Another set of foreign keys guarantee that the dataset cannot contain an attribute if the corresponding entity does not exist:

description(p, _) -> part(p);
name(s, _) -> supplier(s);
address(s, _) -> supplier(s);

code stores another single-valued mandatory attribute of parts. In this case though, the value in question has to be unique: no two parts can share the same code. This is done by creating another key on the second column of the relation ([key: 1]).

phone differs from the other attributes in that it's neither single-valued nor mandatory. Each supplier can have any number of phone numbers, including zero. That's achieved by simply not declaring any key for it, nor any foreign keys from supplier to it. The only integrity constraint that applies to phone is:

phone(s, _) -> supplier(s);

which, as before, guarantees that only valid supplier ids (that is, those that are stored in supplier) can be associated with phone numbers.

The last binary relation, sells, is what in database parlance is sometimes called an associative table (or an associative entity in the E/R model). It differs from the other binary relations in that it is meant to encode a relationship between two different entities, parts and suppliers, instead of an attribute of a specific entity. Just to be clear, it's a relation like any other: the only difference lies in what it is conceptually meant to represent. It has no keys since it encodes a many-to-many relationship: a suppliers can sell any number of parts and a part can be sold by any number of suppliers.

The two ternary relations unit_price and availability model what we could think of as attributes of the sells relationship. As mentioned before, neither unit_price nor availability can be thought of as attributes of either parts or suppliers, as those quantities depend on both the part and the supplier: different suppliers might sell the same part at a different price, and they will generally have different amounts of it in stock. This is the kind of information that is somewhat awkward to model with conventional programming languages, but that can be encoded very naturally using ternary relations. Both relations have a composite key that consists of the first two columns, in order to ensure that the value of both attributes is unique for each combination of supplier and part.
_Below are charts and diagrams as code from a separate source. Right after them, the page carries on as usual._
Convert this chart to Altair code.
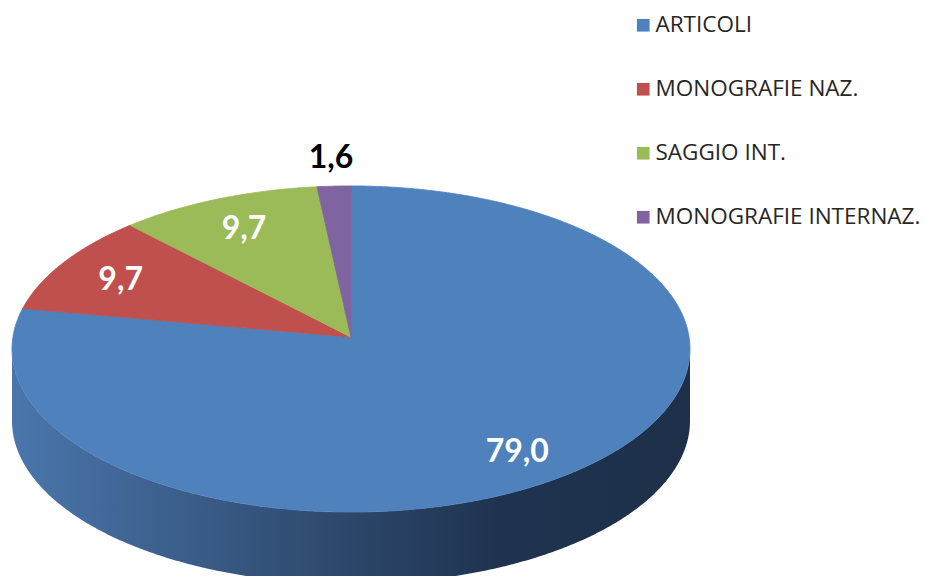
import numpy as np
import pandas as pd
import altair as alt

# ---- data ----
categories = ["ARTICOLI", "MONOGRAFIE NAZ.", "SAGGIO INT.", "MONOGRAFIE INTERNAZ."]
values = [79.0, 9.7, 9.7, 1.6]
value_labels = ["79,0", "9,7", "9,7", "1,6"]
colors = ["#4F81BD", "#C0504D", "#9BBB59", "#8064A2"]

# ---- 3D-pie styling (view geometry, not data) ----
TILT = 0.481      # vertical squash of the top face
DEPTH = 0.212     # thickness of the side wall
APEX_UP = 0.035   # perspective: the slice apex sits a little above the ellipse centre
START = 90.0      # first slice starts at 12 o'clock, going clockwise
LABEL_IN = 0.80
LABEL_OUT = 1.17

total = float(sum(values))
cum = np.concatenate([[0.0], np.cumsum(values)])
a_start = START - 360.0 * cum[:-1] / total
a_end = START - 360.0 * cum[1:] / total

# top-face polygons
face_rows = []
for i, cat in enumerate(categories):
    n = max(3, int(abs(a_start[i] - a_end[i]) * 2) + 1)
    angs = np.linspace(a_start[i], a_end[i], n)
    apex = (0.0, APEX_UP)
    pts = [apex] + [(np.cos(np.radians(a)), TILT * np.sin(np.radians(a))) for a in angs] + [apex]
    for k, (x, y) in enumerate(pts):
        face_rows.append({"category": cat, "idx": k, "x": x, "y": y})
faces = pd.DataFrame(face_rows)

# side wall (front half of the rim, angles between -180 and 0)
wall_rows = []
for i, cat in enumerate(categories):
    hi, lo = a_start[i], a_end[i]
    for shift in (0.0, -360.0):
        w_lo, w_hi = max(lo, -180.0 + shift), min(hi, 0.0 + shift)
        if w_hi - w_lo <= 0:
            continue
        n = max(3, int((w_hi - w_lo) * 2) + 1)
        angs = np.linspace(w_lo, w_hi, n)
        top = [(np.cos(np.radians(a)), TILT * np.sin(np.radians(a))) for a in angs]
        bot = [(x, y - DEPTH) for (x, y) in top[::-1]]
        for k, (x, y) in enumerate(top + bot):
            wall_rows.append({"category": cat + str(shift), "idx": k, "x": x, "y": y})
walls = pd.DataFrame(wall_rows)

# labels
lab_rows = []
for i, cat in enumerate(categories):
    mid = np.radians((a_start[i] + a_end[i]) / 2)
    share = values[i] / total
    f = LABEL_IN if share >= 0.05 else LABEL_OUT
    lab_rows.append({
        "category": cat,
        "text": value_labels[i],
        "x": f * np.cos(mid),
        "y": f * TILT * np.sin(mid),
        "fill": "#FFFFFF" if share >= 0.05 else "#000000",
    })
labs = pd.DataFrame(lab_rows)

xscale = alt.Scale(domain=[-1.0118, 1.7021], nice=False, zero=False)
yscale = alt.Scale(domain=[-0.6696, 1.0059], nice=False, zero=False)
X = alt.X("x:Q", scale=xscale, axis=None)
Y = alt.Y("y:Q", scale=yscale, axis=None)

grad = alt.Gradient(
    gradient="linear",
    stops=[
        alt.GradientStop(color="#4A76AC", offset=0),
        alt.GradientStop(color="#2F4B70", offset=0.45),
        alt.GradientStop(color="#1F3350", offset=0.72),
        alt.GradientStop(color="#1E3049", offset=1),
    ],
    x1=0, x2=1, y1=0, y2=0,
)

wall = alt.Chart(walls).mark_line(filled=True, fill=grad, strokeWidth=0).encode(
    x=X, y=Y, detail="category:N", order=alt.Order("idx:Q")
)

faces_chart = alt.Chart(faces).mark_line(filled=True, strokeWidth=0.8).encode(
    x=X, y=Y,
    order=alt.Order("idx:Q"),
    color=alt.Color(
        "category:N",
        scale=alt.Scale(domain=categories, range=colors),
        sort=categories,
        legend=alt.Legend(
            title=None,
            orient="none",
            legendX=624,
            legendY=6,
            symbolType="square",
            symbolSize=160,
            symbolStrokeWidth=0,
            labelFont="Open Sans",
            labelFontSize=22.5,
            labelColor="#262626",
            labelOffset=1,
            rowPadding=41,
            padding=0,
            labelLimit=400,
        ),
    ),
    stroke=alt.Stroke("category:N", scale=alt.Scale(domain=categories, range=colors), legend=None),
)

text = alt.Chart(labs).mark_text(
    font="Lato", fontWeight="bold", fontSize=32, align="center", baseline="middle"
).encode(
    x=X, y=Y, text="text:N", fill=alt.Fill("fill:N", scale=None)
)

chart = alt.layer(wall, faces_chart, text).properties(
    width=920, height=568, autosize=alt.AutoSizeParams(type="none"), padding=0
).configure_view(stroke=None)

chart.save("out.html", embed_options={"renderer": "svg", "actions": False})
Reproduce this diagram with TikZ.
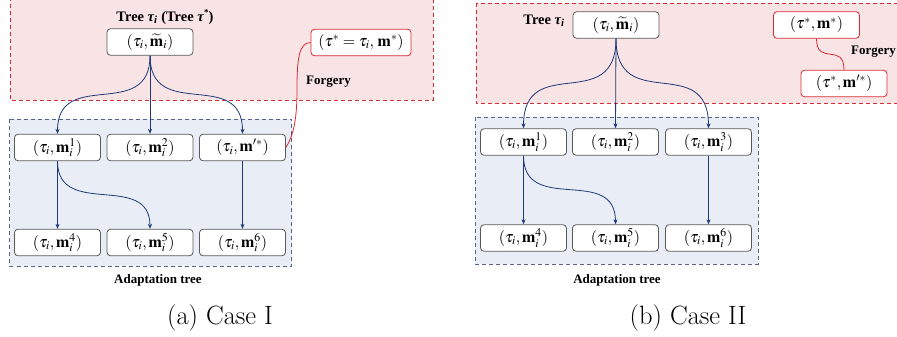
\documentclass[tikz,border=0pt]{standalone}
\usepackage{fontspec}
\usepackage{mathptmx}
\renewcommand{\rmdefault}{lmr}
\usetikzlibrary{arrows.meta}
\newfontfamily\tnr{Liberation Serif}

\definecolor{forgeryred}{HTML}{D92B35}
\definecolor{pinkfill}{HTML}{F8E3E5}
\definecolor{bluefill}{HTML}{E8EDF6}
\definecolor{blueedge}{HTML}{56668A}
\definecolor{arrowblue}{HTML}{1F3A78}
\definecolor{nodeedge}{HTML}{5A5A5A}

\tikzset{
  x=1pt, y=-1pt,
  pairbox/.style={draw=nodeedge, fill=white, rounded corners=3.5pt, line width=0.8pt,
    minimum width=86pt, minimum height=26.5pt, inner sep=0pt,
    font=\fontsize{16}{18}\selectfont},
  fakebox/.style={pairbox, draw=forgeryred},
  treelabel/.style={font=\tnr\bfseries\fontsize{13}{15}\selectfont, inner sep=0pt},
  titlelabel/.style={font=\tnr\bfseries\fontsize{14.5}{16}\selectfont, inner sep=0pt},
  caption/.style={font=\fontsize{26.5}{30}\selectfont, inner sep=0pt},
  outerregion/.style={draw=forgeryred, fill=pinkfill, dashed, dash pattern=on 4pt off 3pt, line width=0.9pt},
  innerregion/.style={draw=blueedge, fill=bluefill, dashed, dash pattern=on 4pt off 3pt, line width=0.9pt},
  edge/.style={draw=arrowblue, line width=0.8pt, -{Stealth[length=5pt,width=4pt]}},
  fakelink/.style={draw=forgeryred, line width=0.8pt}
}

\begin{document}
\begin{tikzpicture}
\useasboundingbox (0,0) rectangle (897,337);

% ---------------- Case I ----------------
\draw[outerregion] (10,-3) rectangle (433,100);
\draw[innerregion] (9.5,119) rectangle (291.5,266);

\node[titlelabel] at (165,17) {Tree \textit{τ\textsubscript{i}} (Tree \textit{τ}\raisebox{0.9ex}{\fontsize{9}{10}\selectfont *})};
\node[pairbox] (aroot) at (150,42) {$(\tau_i, \widetilde{\mathbf{m}}_i)$};
\node[fakebox, minimum width=100pt] (afake) at (361,42.5) {$(\tau^* = \tau_i,\, \mathbf{m}^*)$};
\node[treelabel] at (328.5,82) {Forgery};

\node[pairbox] (a1) at (57.5,147.5) {$(\tau_i, \mathbf{m}_i^1)$};
\node[pairbox] (a2) at (150,147.5) {$(\tau_i, \mathbf{m}_i^2)$};
\node[pairbox] (a3) at (242.5,147.5) {$(\tau_i, \mathbf{m}'^{*})$};
\node[pairbox] (a4) at (57.5,242.5) {$(\tau_i, \mathbf{m}_i^4)$};
\node[pairbox] (a5) at (150,242.5) {$(\tau_i, \mathbf{m}_i^5)$};
\node[pairbox] (a6) at (242.5,242.5) {$(\tau_i, \mathbf{m}_i^6)$};
\node[treelabel] at (158,280) {Adaptation tree};

\draw[edge] (aroot.south) .. controls +(0,67) and +(0,-67) .. (a1.north);
\draw[edge] (aroot.south) -- (a2.north);
\draw[edge] (aroot.south) .. controls +(0,67) and +(0,-67) .. (a3.north);
\draw[edge] (a1.south) -- (a4.north);
\draw[edge] (a1.south) .. controls +(0,58) and +(0,-58) .. (a5.north);
\draw[edge] (a3.south) -- (a6.north);

\draw[fakelink] (afake.west) .. controls +(-12,0) and +(0,-30) .. (297,90)
  .. controls +(0,35) and +(6,-10) .. (a3.east);

\node[caption] at (220,318) {(a) Case I};

% ---------------- Case II ----------------
\draw[outerregion] (476,3) rectangle (902,103);
\draw[innerregion] (475,117) rectangle (758,264);

\node[titlelabel] at (544,21) {Tree \textit{τ\textsubscript{i}}};
\node[pairbox] (broot) at (616,25) {$(\tau_i, \widetilde{\mathbf{m}}_i)$};
\node[fakebox] (bfake) at (816.5,25) {$(\tau^*, \mathbf{m}^*)$};
\node[fakebox] (bfake2) at (844,83.5) {$(\tau^*, \mathbf{m}'^{*})$};
\node[treelabel] at (873.5,52) {Forgery};

\node[pairbox] (b1) at (523.5,142) {$(\tau_i, \mathbf{m}_i^1)$};
\node[pairbox] (b2) at (615.5,142) {$(\tau_i, \mathbf{m}_i^2)$};
\node[pairbox] (b3) at (708.5,142) {$(\tau_i, \mathbf{m}_i^3)$};
\node[pairbox] (b4) at (523.5,238) {$(\tau_i, \mathbf{m}_i^4)$};
\node[pairbox] (b5) at (615.5,238) {$(\tau_i, \mathbf{m}_i^5)$};
\node[pairbox] (b6) at (708.5,238) {$(\tau_i, \mathbf{m}_i^6)$};
\node[treelabel] at (617,280) {Adaptation tree};

\draw[edge] (broot.south) .. controls +(0,77) and +(0,-77) .. (b1.north);
\draw[edge] (broot.south) -- (b2.north);
\draw[edge] (broot.south) .. controls +(0,77) and +(0,-77) .. (b3.north);
\draw[edge] (b1.south) -- (b4.north);
\draw[edge] (b1.south) .. controls +(0,60) and +(0,-60) .. (b5.north);
\draw[edge] (b3.south) -- (b6.north);

\draw[fakelink] (bfake.south) .. controls +(0,28) and +(0,-28) .. (bfake2.north);

\node[caption] at (688,318) {(b) Case II};
\end{tikzpicture}
\end{document}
Just as with parts, suppliers and their attributes, here too we have a number of foreign keys to enforce the fact that unit_price and availability are mandatory:

sells(s, p) -> unit_price(s, p, _), availability(s, p, _);

and to ensure that they can be defined if and only if a supplier actually sells that particular part:

unit_price(s, p, _) -> sells(s, p);
availability(s, p, _) -> sells(s, p);

Syntactic sugar

Finally let's talk about syntactic sugar. Here's how you can declare all types of attributes for any given entity:

  mandatory_attribute               : Type1,
  optional_attribute?               : Type2,
  mandatory_multivalued_attribute+  : Type3,
  optional_multivalued_attribute*   : Type4;

A mandatory attibute is one that must have one and only one value for each instance of the entity in question; an optional one has either a single value or none; a mandatory multivalued attribute has one or more values; and an optional multivalued attribute can have any number of values, including zero. This is how the above declaration is rewritten by the compiler:


mandatory_attribute(EntityId, Type1) [key: 0];
optional_attribute(EntityId, Type2)  [key: 0];
mandatory multivalued_attribute(EntityId, Type3);
optional_multivalued_attribute(EntityId, Type4);

entity(id) -> mandatory_attribute(id, _);
entity(id) -> mandatory_multivalued_attribute(id, _);

mandatory_attribute(id, _) -> entity(id);
optional_attribute(id, _) -> entity(id);
mandatory_multivalued_attribute(id, _) -> entity(id);
optional_multivalued_attribute(id, _) -> entity(id);

If you want to make an attribute unique, so that no two entities can have the same value for it, just add the [unique] tag, which is compatible with all four types of attributes:

  unique_mandatory_attribute              : Type1 [unique],
  unique_optional_attribute?              : Type2 [unique],
  unique_mandatory_multivalued_attribute+ : Type3 [unique],
  unique_optional_multivalued_attribute*  : Type4 [unique];

That has the effect of adding a key on the second column of the relation that encodes the attribute. The very same syntactic sugar can be used for binary relationships:

relationship(Entity1Id, Entity2Id)
  mandatory_attribute               : Type1,
  optional_attribute?               : Type2,
  mandatory_multivalued_attribute+  : Type3,
  optional_multivalued_attribute*   : Type4;

which is rewritten as:

relationship(Entity1Id, Entity2Id);

mandatory_attribute(Entity1Id, Entity2Id, Type1) [key: 0:1];
optional_attribute(Entity1Id, Entity2Id, Type2)  [key: 0:1];
mandatory_multivalued_attribute(Entity1Id, Entity2Id, Type3);
optional_multivalued_attribute(Entity1Id, Entity2Id, Type4);

relationship(id1, id2) -> mandatory_attribute(id1, id2);
relationship(id1, id2) -> mandatory_multivalued_attribute(id1, id2);

mandatory_attribute(id1, id2, _) -> relationship(id1, id2);
optional_attribute(id1, id2, _) -> relationship(id1, id2);
mandatory_multivalued_attribute(id1, id2, _) -> relationship(id1, id2);
optional_multivalued_attribute(id1, id2, _) -> relationship(id1, id2);

The [unique] tag can be applied to relationship attributes as well, and as you would expect has the effect of adding a key on the third column of the corresponding relation.